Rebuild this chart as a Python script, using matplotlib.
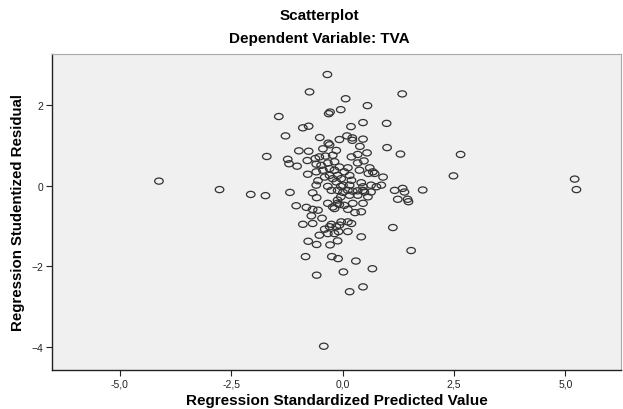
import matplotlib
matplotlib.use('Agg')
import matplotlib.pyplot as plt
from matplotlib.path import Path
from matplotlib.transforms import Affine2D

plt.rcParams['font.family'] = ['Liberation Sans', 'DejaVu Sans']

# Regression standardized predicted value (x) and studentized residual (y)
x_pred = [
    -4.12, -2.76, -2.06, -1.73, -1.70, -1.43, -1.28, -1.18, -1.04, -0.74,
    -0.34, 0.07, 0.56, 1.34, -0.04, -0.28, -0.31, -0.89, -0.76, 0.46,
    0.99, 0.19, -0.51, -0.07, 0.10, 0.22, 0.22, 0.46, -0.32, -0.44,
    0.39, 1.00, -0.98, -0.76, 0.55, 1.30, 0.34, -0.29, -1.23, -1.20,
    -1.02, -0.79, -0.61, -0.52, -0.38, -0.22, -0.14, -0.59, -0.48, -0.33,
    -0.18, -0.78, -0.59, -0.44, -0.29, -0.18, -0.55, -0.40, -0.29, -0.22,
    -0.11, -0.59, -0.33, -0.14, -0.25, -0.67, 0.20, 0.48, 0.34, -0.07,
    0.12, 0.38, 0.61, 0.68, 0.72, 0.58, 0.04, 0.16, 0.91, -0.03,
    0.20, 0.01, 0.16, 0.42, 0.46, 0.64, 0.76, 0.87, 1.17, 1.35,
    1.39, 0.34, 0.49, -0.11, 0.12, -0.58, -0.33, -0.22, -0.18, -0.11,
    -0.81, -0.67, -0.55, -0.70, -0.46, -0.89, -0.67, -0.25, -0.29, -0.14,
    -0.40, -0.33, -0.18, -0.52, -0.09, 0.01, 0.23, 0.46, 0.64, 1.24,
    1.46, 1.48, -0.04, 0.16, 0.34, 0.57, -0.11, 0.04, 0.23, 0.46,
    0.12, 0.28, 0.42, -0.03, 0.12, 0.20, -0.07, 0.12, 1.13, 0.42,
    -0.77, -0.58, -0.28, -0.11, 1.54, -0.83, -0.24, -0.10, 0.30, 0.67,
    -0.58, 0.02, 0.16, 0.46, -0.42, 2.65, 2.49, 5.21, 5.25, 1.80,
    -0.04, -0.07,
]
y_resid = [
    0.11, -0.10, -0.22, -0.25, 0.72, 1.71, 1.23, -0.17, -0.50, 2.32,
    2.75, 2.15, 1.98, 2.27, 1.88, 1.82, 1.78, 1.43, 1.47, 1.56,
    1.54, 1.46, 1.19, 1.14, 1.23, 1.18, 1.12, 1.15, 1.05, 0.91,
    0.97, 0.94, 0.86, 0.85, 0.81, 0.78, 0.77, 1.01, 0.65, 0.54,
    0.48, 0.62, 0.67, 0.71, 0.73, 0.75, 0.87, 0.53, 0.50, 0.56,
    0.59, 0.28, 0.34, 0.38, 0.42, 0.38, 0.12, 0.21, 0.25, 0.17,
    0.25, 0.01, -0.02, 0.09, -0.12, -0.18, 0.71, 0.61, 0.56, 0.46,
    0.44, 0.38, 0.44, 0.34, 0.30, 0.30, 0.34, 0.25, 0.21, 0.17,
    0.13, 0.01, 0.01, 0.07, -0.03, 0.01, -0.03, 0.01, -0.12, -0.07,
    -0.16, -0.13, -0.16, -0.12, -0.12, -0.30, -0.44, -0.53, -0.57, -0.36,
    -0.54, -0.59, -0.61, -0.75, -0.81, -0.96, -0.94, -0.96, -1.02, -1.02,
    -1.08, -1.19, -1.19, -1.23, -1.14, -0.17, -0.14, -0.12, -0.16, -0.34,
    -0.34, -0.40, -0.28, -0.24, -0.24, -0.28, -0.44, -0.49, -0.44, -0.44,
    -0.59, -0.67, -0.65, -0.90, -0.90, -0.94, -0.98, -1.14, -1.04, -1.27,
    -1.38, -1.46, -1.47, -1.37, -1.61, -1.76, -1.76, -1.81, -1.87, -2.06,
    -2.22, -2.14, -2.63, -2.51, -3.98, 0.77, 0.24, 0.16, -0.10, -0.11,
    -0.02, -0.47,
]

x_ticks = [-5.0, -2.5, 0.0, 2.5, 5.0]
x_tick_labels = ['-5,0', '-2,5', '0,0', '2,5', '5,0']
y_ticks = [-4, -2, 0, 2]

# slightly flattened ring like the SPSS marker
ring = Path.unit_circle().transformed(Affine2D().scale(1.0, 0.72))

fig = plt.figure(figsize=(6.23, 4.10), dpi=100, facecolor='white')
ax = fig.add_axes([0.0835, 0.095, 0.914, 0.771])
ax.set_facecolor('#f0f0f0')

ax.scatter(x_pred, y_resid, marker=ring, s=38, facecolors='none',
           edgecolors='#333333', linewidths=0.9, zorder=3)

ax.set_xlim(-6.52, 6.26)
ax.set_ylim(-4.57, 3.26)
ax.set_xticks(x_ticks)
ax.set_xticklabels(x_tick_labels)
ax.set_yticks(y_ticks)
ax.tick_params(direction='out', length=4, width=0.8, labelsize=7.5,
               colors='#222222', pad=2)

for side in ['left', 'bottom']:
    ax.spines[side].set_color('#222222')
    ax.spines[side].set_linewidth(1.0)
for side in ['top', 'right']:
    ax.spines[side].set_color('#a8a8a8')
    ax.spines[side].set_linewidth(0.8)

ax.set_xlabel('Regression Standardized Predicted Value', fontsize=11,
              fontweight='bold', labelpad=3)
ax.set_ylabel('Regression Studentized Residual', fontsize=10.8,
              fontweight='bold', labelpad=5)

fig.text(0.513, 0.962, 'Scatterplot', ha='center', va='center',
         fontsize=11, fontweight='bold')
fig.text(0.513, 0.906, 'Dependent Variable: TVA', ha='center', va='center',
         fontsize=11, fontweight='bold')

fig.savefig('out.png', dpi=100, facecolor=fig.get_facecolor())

━━━━

## Given exercise
Search the lines for the word "matplotlib" and report how many contain it, by number only.

## Finished answer
6